- **Exercise task**:
Only the lines from the start of the data through the one containing "Chart.register(...registerables);" belong in your answer; return them exactly.

——————

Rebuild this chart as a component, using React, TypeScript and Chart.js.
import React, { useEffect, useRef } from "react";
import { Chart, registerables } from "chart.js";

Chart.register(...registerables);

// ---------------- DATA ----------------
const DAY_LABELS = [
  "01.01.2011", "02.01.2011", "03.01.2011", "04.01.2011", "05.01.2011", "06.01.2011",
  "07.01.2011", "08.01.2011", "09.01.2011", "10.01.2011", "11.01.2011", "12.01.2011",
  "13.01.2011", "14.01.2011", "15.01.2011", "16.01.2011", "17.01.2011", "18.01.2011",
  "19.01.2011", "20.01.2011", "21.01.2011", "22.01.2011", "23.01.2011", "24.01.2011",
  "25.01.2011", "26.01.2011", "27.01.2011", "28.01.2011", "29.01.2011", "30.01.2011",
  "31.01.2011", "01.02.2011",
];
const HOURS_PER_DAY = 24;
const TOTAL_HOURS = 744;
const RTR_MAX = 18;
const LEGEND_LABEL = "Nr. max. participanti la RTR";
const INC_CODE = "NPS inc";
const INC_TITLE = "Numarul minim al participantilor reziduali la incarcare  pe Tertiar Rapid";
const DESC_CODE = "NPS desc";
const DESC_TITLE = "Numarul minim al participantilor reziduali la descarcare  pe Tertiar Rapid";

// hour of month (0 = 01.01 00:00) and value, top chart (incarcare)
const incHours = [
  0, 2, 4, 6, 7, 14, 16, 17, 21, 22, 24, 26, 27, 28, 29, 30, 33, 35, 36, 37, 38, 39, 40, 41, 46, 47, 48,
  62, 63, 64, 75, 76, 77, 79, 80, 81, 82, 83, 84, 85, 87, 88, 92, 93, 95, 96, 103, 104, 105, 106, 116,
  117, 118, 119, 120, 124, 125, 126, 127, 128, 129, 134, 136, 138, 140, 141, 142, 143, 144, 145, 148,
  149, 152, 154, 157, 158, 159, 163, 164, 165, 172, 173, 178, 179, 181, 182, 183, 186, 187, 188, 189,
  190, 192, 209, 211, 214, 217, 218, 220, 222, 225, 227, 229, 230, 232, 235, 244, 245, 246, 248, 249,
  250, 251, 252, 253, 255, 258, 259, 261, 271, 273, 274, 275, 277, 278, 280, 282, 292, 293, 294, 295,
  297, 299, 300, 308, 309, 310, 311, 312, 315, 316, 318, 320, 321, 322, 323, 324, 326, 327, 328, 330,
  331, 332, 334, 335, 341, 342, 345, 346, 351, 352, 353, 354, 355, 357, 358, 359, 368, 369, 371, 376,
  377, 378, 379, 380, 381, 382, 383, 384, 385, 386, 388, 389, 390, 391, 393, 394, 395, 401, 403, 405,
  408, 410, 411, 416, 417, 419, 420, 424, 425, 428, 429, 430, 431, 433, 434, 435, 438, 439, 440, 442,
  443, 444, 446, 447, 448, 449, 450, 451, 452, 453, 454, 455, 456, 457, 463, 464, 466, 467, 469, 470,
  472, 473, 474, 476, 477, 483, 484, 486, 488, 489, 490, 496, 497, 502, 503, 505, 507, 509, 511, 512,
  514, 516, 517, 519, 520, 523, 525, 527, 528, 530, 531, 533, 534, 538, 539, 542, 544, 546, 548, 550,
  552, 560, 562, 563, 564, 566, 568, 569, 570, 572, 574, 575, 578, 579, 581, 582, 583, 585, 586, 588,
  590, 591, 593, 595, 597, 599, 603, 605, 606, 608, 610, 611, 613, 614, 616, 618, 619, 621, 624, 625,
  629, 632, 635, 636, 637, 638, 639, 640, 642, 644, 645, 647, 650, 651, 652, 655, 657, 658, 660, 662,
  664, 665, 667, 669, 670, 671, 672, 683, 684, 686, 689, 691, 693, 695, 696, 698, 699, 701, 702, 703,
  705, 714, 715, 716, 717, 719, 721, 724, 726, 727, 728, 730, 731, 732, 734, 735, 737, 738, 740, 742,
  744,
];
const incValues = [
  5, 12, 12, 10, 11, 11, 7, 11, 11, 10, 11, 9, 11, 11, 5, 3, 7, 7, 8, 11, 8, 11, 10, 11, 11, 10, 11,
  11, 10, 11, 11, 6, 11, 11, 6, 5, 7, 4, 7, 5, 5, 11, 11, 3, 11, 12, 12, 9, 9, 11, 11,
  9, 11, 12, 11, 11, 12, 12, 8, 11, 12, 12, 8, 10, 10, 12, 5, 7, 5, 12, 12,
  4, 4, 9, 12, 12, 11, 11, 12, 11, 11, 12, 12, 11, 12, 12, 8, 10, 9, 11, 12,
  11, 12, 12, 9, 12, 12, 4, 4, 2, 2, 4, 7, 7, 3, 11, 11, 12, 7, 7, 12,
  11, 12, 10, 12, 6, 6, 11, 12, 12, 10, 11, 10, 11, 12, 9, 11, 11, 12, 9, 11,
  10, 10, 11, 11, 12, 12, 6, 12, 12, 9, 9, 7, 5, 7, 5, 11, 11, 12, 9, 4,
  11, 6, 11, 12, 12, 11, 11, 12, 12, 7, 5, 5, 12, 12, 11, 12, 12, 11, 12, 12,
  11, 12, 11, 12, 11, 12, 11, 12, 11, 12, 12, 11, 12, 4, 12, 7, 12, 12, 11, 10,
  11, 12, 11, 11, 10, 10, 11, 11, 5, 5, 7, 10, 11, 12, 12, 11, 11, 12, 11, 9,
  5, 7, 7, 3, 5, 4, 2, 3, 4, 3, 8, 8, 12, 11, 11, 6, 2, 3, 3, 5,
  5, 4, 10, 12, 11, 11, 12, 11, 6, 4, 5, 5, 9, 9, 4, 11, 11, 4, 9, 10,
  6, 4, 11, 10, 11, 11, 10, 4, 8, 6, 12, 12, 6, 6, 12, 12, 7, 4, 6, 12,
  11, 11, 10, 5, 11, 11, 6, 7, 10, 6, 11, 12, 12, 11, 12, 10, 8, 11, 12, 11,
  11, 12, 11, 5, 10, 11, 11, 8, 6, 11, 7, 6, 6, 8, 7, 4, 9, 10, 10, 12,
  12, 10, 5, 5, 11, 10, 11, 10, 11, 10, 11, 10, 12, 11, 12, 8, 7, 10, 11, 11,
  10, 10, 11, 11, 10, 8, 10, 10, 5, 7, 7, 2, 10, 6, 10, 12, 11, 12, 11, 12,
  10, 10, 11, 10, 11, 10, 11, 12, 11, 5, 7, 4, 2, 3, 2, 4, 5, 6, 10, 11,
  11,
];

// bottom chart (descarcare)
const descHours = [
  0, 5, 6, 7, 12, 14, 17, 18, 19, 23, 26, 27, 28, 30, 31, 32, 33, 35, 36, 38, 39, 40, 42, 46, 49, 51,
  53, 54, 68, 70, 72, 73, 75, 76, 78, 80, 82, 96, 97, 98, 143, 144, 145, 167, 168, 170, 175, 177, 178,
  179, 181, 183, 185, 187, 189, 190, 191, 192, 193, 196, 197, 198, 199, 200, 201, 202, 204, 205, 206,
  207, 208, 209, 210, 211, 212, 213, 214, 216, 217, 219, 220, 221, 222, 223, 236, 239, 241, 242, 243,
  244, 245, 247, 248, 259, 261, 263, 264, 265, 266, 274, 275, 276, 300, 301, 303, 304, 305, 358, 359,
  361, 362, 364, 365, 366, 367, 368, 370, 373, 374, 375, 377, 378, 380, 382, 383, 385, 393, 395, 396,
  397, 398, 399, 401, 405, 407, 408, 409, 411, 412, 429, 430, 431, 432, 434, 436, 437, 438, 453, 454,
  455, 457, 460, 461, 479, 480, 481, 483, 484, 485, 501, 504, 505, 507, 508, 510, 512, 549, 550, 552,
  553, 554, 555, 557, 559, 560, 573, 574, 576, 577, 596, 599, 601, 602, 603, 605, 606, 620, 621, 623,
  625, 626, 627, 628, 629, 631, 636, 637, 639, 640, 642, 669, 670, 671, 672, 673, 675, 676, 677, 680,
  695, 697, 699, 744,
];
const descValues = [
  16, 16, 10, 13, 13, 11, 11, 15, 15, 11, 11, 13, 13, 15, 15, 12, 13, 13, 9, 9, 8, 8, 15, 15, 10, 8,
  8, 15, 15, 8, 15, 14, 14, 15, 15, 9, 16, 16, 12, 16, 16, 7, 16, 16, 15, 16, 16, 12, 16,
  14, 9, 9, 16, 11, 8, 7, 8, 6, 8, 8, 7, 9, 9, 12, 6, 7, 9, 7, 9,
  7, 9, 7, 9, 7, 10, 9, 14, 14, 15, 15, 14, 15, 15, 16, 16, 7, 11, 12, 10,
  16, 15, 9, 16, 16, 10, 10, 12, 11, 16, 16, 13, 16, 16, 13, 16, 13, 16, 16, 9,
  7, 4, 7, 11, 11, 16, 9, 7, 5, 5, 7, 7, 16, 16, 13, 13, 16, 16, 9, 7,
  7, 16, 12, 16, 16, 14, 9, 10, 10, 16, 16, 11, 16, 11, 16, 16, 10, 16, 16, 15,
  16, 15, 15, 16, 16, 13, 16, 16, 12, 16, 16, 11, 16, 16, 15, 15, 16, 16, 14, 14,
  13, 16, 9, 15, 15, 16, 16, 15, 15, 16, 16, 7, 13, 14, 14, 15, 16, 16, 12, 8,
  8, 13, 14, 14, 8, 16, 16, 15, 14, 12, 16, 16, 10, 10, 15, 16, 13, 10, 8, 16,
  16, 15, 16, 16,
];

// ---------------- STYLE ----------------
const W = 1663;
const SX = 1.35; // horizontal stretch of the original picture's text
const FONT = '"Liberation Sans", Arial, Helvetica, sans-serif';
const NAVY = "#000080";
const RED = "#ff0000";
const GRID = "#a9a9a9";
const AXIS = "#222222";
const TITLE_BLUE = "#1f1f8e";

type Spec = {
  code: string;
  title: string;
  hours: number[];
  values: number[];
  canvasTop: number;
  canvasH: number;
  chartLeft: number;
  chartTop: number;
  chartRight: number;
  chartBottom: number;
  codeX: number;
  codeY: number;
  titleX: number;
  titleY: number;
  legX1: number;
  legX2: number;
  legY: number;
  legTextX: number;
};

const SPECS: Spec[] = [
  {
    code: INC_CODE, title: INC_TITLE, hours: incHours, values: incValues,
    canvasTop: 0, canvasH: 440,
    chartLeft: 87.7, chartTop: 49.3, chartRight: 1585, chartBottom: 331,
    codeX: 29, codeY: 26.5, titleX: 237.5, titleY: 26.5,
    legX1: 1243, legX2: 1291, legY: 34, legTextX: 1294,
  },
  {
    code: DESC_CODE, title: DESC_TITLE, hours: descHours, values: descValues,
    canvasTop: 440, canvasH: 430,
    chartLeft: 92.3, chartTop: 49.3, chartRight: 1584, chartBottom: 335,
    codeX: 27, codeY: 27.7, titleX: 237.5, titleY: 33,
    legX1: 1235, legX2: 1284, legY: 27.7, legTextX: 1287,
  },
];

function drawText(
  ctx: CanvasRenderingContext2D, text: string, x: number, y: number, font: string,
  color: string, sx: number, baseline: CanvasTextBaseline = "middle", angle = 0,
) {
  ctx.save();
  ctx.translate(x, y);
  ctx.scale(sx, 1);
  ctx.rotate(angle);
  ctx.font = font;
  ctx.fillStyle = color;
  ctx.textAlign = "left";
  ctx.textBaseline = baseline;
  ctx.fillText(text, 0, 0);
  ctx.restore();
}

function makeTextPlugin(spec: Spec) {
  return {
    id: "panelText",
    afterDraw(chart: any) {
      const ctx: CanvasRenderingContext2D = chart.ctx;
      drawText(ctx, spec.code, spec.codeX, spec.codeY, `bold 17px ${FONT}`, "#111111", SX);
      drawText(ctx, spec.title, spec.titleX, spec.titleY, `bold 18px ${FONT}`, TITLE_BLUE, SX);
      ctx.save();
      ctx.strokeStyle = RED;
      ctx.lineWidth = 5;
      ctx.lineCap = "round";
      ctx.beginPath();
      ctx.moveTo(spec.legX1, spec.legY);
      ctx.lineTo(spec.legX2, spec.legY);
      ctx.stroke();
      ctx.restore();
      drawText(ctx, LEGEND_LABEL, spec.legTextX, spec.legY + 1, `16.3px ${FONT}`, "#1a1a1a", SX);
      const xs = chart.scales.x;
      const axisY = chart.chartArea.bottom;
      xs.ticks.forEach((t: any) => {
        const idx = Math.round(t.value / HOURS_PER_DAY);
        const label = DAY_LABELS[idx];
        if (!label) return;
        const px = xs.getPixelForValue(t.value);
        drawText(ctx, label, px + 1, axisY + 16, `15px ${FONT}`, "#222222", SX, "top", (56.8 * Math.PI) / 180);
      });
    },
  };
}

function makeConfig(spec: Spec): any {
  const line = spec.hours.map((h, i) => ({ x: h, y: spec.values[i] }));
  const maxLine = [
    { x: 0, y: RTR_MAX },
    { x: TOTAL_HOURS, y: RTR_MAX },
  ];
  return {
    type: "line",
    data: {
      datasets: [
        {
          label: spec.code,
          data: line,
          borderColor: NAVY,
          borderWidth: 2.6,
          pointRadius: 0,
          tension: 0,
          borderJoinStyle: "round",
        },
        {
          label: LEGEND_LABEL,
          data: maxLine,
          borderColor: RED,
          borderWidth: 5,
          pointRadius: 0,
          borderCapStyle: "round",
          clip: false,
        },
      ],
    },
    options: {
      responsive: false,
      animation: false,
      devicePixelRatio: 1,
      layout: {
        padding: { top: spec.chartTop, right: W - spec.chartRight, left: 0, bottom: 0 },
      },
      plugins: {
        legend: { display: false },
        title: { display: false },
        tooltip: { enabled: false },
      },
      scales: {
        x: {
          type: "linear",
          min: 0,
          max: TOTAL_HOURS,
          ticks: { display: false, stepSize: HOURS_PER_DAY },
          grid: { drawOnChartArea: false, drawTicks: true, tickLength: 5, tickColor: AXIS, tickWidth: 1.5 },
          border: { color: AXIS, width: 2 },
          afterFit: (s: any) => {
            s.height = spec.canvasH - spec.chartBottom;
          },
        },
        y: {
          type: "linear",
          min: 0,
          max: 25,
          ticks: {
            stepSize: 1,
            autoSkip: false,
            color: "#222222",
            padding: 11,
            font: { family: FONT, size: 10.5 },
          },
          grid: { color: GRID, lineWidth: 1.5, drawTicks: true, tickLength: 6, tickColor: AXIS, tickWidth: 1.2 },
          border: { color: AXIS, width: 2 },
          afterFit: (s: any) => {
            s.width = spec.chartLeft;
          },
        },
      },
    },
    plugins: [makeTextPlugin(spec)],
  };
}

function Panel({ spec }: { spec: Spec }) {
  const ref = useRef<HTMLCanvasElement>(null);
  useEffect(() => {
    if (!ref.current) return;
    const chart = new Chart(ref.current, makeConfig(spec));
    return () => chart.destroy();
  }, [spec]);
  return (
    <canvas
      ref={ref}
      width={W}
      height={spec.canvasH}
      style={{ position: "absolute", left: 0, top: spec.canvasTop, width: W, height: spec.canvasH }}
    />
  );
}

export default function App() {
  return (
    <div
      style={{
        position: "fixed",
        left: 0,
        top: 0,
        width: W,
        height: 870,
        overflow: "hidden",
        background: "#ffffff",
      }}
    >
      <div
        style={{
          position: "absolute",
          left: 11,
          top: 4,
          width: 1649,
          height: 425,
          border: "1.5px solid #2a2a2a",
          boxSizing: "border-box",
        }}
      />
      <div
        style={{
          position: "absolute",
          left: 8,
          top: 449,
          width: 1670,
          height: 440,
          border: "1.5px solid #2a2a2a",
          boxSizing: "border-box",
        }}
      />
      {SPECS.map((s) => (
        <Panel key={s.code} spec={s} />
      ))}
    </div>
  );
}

——————

- **Solution to this problem**:
Rebuild this chart as a component, using React, TypeScript and Chart.js.
import React, { useEffect, useRef } from "react";
import { Chart, registerables } from "chart.js";

Chart.register(...registerables);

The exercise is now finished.